▸ **Directions for this task**
Exactly retype the lines from the top of the data through the line containing "import plotly.graph_objects as go", leaving out every picture.
----------------
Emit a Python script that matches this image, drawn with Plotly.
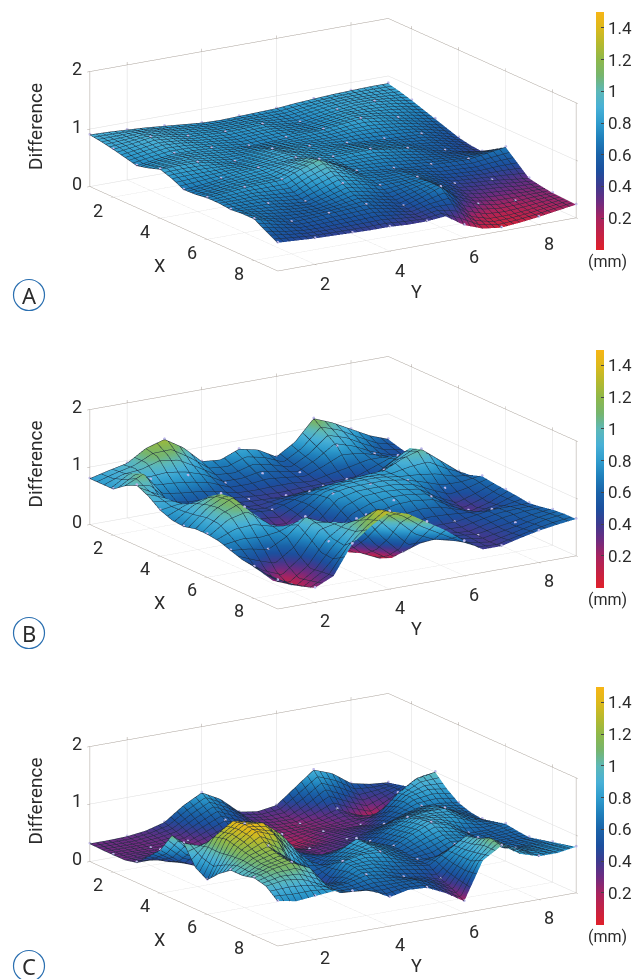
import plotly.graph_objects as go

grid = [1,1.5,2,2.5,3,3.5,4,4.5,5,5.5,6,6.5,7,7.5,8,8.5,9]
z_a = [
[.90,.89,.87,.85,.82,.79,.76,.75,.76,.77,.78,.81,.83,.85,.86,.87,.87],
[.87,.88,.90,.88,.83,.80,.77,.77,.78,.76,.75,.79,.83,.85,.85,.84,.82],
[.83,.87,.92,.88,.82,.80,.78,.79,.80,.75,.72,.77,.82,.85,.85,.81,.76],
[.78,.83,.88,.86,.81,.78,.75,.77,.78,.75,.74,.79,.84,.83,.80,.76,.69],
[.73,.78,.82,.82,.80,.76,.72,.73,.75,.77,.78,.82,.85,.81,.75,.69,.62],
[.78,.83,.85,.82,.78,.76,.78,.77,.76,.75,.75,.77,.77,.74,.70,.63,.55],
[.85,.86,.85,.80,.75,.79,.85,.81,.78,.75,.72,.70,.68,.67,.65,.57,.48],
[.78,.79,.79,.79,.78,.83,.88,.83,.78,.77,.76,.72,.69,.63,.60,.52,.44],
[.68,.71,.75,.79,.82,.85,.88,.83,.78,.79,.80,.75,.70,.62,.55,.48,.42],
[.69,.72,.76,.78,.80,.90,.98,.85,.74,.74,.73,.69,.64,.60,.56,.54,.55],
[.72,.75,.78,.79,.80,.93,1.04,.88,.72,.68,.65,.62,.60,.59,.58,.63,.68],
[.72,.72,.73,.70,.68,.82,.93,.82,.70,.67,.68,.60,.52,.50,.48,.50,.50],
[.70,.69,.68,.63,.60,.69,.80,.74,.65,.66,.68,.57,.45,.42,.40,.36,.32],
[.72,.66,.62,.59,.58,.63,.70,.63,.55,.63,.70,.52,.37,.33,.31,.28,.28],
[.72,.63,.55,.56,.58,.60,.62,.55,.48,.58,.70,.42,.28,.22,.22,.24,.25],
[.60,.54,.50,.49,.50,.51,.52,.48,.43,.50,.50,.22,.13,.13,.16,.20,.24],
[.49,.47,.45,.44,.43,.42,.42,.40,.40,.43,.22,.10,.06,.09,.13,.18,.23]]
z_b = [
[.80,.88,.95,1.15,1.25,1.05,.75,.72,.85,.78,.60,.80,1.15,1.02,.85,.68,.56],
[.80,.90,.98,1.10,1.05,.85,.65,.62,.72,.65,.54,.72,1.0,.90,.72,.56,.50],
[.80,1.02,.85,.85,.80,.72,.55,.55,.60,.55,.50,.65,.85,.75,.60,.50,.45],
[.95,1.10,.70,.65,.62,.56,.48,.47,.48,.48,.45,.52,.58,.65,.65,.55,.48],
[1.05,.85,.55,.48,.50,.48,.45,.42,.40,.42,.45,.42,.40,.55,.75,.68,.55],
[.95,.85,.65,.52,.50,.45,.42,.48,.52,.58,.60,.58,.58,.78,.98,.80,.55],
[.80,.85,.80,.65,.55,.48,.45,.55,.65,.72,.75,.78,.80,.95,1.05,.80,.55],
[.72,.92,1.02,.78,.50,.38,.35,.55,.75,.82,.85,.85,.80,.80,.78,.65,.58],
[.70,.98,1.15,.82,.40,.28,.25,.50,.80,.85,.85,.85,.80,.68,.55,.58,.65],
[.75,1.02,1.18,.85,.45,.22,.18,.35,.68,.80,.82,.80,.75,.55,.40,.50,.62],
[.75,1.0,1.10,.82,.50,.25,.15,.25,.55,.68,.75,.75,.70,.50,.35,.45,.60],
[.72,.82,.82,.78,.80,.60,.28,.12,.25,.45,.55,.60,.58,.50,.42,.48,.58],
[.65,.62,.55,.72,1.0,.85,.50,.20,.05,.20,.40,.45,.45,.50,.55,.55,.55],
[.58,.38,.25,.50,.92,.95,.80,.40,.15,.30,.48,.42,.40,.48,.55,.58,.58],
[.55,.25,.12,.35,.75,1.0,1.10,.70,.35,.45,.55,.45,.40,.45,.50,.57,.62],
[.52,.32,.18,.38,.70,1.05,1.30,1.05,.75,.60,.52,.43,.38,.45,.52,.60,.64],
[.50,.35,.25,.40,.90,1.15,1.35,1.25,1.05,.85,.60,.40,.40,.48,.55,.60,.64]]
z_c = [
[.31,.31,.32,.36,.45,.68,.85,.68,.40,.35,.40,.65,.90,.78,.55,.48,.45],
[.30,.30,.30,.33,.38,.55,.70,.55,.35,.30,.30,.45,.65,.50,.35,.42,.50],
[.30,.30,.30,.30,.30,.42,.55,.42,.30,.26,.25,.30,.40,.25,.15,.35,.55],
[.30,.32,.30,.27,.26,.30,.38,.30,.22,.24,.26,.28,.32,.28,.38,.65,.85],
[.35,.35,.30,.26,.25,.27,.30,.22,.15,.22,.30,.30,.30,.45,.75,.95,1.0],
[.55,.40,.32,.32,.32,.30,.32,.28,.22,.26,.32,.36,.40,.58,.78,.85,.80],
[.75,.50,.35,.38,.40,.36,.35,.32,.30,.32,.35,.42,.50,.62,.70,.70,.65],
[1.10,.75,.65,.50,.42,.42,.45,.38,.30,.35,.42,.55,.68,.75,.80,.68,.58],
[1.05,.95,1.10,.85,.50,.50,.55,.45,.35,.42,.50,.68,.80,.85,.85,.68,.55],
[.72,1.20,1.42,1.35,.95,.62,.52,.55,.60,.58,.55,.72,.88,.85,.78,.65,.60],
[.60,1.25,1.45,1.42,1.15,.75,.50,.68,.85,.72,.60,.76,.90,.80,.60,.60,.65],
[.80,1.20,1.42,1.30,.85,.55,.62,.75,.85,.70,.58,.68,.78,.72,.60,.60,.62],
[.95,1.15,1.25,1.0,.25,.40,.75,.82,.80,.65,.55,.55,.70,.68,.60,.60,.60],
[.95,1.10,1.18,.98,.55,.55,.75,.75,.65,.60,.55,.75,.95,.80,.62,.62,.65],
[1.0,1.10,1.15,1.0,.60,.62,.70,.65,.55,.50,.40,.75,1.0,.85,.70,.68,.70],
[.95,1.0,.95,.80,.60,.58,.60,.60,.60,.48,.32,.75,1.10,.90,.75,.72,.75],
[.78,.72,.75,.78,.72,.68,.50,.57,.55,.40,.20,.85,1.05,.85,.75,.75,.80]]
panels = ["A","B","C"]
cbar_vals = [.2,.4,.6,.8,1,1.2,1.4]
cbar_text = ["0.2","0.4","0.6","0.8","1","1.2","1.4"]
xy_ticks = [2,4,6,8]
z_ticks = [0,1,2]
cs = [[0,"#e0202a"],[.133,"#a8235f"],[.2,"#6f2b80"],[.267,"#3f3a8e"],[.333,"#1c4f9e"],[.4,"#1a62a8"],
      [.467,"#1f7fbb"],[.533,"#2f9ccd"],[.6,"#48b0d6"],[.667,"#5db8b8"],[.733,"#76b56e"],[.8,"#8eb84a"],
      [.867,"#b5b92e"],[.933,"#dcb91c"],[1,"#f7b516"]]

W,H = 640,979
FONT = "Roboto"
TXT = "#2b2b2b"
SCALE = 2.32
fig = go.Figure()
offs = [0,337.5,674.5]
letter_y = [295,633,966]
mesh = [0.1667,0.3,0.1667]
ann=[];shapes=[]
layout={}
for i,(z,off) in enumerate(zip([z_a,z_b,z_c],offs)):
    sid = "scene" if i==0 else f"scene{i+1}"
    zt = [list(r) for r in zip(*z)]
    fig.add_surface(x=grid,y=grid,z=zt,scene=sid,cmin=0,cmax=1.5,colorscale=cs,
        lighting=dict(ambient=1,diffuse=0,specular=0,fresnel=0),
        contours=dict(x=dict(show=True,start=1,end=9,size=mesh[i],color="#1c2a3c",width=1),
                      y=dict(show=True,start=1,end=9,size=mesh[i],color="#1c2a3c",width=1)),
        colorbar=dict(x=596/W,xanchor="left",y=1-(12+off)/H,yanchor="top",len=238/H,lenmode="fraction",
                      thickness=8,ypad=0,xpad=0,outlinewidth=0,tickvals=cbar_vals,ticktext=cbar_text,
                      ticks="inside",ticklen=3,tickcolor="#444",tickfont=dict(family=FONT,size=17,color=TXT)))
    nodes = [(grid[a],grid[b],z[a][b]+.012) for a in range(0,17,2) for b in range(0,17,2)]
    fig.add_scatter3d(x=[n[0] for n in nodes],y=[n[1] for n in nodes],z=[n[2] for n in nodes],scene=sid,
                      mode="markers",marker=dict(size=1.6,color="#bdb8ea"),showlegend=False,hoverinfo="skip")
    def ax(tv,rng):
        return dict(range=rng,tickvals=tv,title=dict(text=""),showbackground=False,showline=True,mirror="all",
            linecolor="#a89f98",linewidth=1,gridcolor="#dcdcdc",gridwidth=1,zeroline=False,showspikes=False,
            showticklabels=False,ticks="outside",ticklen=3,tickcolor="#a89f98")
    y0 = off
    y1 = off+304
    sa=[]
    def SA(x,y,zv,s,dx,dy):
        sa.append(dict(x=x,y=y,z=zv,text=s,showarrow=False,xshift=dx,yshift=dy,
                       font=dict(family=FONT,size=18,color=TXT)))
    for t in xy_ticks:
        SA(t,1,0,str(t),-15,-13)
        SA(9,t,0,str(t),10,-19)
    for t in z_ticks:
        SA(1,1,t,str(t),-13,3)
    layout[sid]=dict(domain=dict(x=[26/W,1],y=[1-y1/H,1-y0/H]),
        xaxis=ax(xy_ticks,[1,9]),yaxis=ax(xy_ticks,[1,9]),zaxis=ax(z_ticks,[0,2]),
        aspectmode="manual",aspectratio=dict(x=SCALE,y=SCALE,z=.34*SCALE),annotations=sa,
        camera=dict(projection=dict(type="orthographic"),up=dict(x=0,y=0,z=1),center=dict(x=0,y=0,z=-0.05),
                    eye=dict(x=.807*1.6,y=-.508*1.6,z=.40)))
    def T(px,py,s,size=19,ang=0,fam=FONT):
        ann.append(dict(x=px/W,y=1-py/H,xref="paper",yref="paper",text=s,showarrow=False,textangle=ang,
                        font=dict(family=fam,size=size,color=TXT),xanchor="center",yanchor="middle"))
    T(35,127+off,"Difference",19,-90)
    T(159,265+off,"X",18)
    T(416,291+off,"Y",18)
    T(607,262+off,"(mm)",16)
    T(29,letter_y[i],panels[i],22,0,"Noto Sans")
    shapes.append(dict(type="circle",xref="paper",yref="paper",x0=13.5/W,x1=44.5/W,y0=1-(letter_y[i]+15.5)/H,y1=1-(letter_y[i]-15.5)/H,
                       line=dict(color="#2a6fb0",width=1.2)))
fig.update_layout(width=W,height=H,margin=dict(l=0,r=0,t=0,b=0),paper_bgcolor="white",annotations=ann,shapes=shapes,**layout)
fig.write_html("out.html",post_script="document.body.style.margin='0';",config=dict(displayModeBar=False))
----------------
▸ **Task result**
Emit a Python script that matches this image, drawn with Plotly.
import plotly.graph_objects as go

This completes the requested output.